» **To do**
Return the material word for word. Do not include the pictures.

» **Data**
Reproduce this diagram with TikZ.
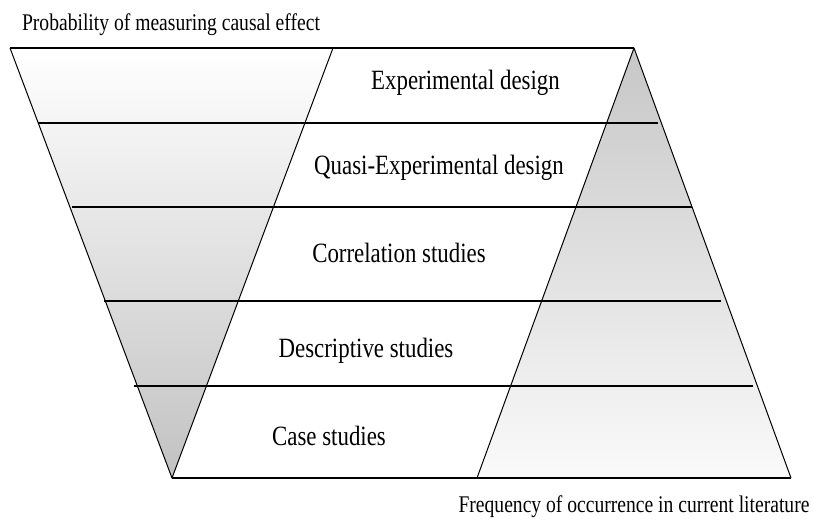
\documentclass[tikz,border=0pt]{standalone}
\usepackage{fontspec}
\setmainfont{Liberation Serif}[FakeStretch=0.82]
\usepackage{tikz}
\usetikzlibrary{positioning}

\tikzset{
  band/.style={anchor=base,font=\fontsize{27.9}{30}\selectfont},
  axis label/.style={anchor=base,font=\fontsize{23.9}{26}\selectfont},
  rung/.style={line width=1.3pt},
  edge/.style={line width=1pt}
}

\begin{document}
\begin{tikzpicture}[x=1pt,y=-1pt]
\useasboundingbox (0,0) rectangle (814,531);
%left wedge, light at the top and dark at the apex
\shade[top color=white,bottom color=black!24] (10,48) -- (333,48) -- (172,478) -- cycle;
\draw[edge,line join=round] (10,48) -- (172,478) -- (333,48);
%right wedge, dark at the apex and light at the base
\shade[top color=black!22,bottom color=black!2] (634,48) -- (791,478) -- (477,478) -- cycle;
\draw[edge,line join=round] (477,478) -- (634,48) -- (791,478);
%top and bottom edges
\draw[rung] (10,48) -- (634,48);
\draw[rung] (172,478) -- (791,478);
%rungs between the levels
\draw[rung] (38,123) -- (658,123);
\draw[rung] (72,207) -- (692,207);
\draw[rung] (104,301) -- (721,301);
\draw[rung] (134,386) -- (753,386);
%levels
\node[band] (exp) at (465.5,89) {Experimental design};
\node[band] (quasi) at (439,174) {Quasi-Experimental design};
\node[band] (corr) at (399,262) {Correlation studies};
\node[band] (descr) at (366,357) {Descriptive studies};
\node[band] (case) at (329,445) {Case studies};
%axis labels
\node[axis label] (prob) at (171,30) {Probability of measuring causal effect};
\node[axis label] (freq) at (634,512) {Frequency of occurrence in current literature};
\end{tikzpicture}
\end{document}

» **Completed exercise**
Reproduce this diagram with TikZ.
\documentclass[tikz,border=0pt]{standalone}
\usepackage{fontspec}
\setmainfont{Liberation Serif}[FakeStretch=0.82]
\usepackage{tikz}
\usetikzlibrary{positioning}

\tikzset{
  band/.style={anchor=base,font=\fontsize{27.9}{30}\selectfont},
  axis label/.style={anchor=base,font=\fontsize{23.9}{26}\selectfont},
  rung/.style={line width=1.3pt},
  edge/.style={line width=1pt}
}

\begin{document}
\begin{tikzpicture}[x=1pt,y=-1pt]
\useasboundingbox (0,0) rectangle (814,531);
%left wedge, light at the top and dark at the apex
\shade[top color=white,bottom color=black!24] (10,48) -- (333,48) -- (172,478) -- cycle;
\draw[edge,line join=round] (10,48) -- (172,478) -- (333,48);
%right wedge, dark at the apex and light at the base
\shade[top color=black!22,bottom color=black!2] (634,48) -- (791,478) -- (477,478) -- cycle;
\draw[edge,line join=round] (477,478) -- (634,48) -- (791,478);
%top and bottom edges
\draw[rung] (10,48) -- (634,48);
\draw[rung] (172,478) -- (791,478);
%rungs between the levels
\draw[rung] (38,123) -- (658,123);
\draw[rung] (72,207) -- (692,207);
\draw[rung] (104,301) -- (721,301);
\draw[rung] (134,386) -- (753,386);
%levels
\node[band] (exp) at (465.5,89) {Experimental design};
\node[band] (quasi) at (439,174) {Quasi-Experimental design};
\node[band] (corr) at (399,262) {Correlation studies};
\node[band] (descr) at (366,357) {Descriptive studies};
\node[band] (case) at (329,445) {Case studies};
%axis labels
\node[axis label] (prob) at (171,30) {Probability of measuring causal effect};
\node[axis label] (freq) at (634,512) {Frequency of occurrence in current literature};
\end{tikzpicture}
\end{document}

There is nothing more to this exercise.